“We have come to the conclusion that sitting on the sidelines is not good enough”

Sounds like Unilever boss Paul Polman, on sustainability and policy, right?

It's not though.

It's David French, the top lobbyist at the US National Retail Federation, talking about the current US political situation, in this fascinating NY Times article, which you must read.

Here's why, in a few select quotes, which tell the story better than I could:

My roundabout analogy below may be weak, but you get the intention
"Some of the country’s most influential business executives have come to a conclusion all but unthinkable a few years ago: Their voices are carrying little weight with the House majority that their millions of dollars in campaign contributions helped build and sustain"

"Their frustration has grown so intense in recent days that several trade association officials warned in interviews on Wednesday that they were considering helping wage primary campaigns against Republican lawmakers who had worked to engineer the political standoff in Washington."

More, here.

What does this all mean for future business lobbying around sustainability and corporate responsibility issues?
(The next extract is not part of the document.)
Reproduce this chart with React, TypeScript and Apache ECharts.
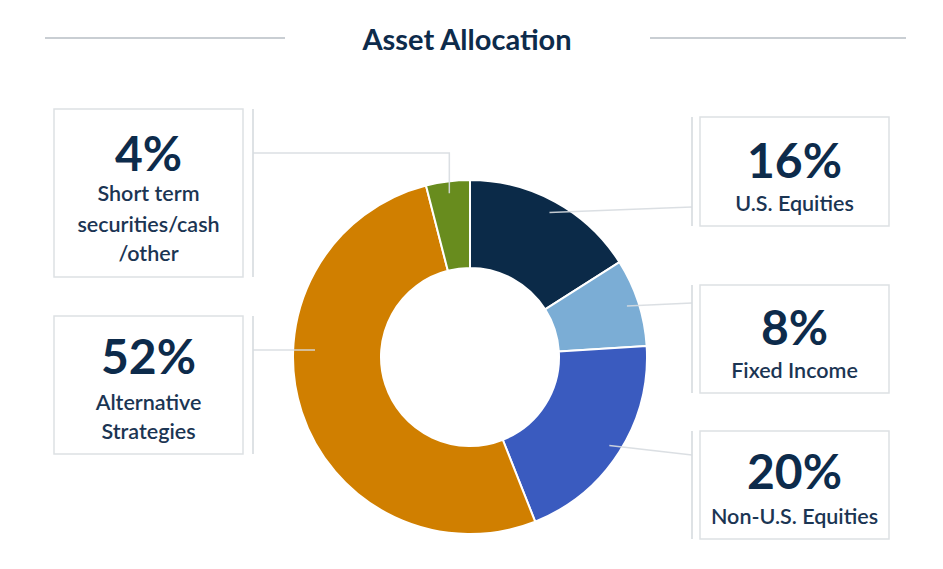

It is too early to tell, but things are getting more interesting. 

If the Tea Party/Koch twins have less influence on business, what hope is there for action on climate change and myriad other issues that the Republican right hate but business is keener for action on? Climate is one issue, immigration is another, level playing fields on CR issues, such has transparency and human rights or corruption may be others.  

It's too early to say this is a turning point in how US business supports Republican party politicians, but it's definitely a roundabout. We just don't know which exit is going to be taken, if you'll forgive my glib analogy.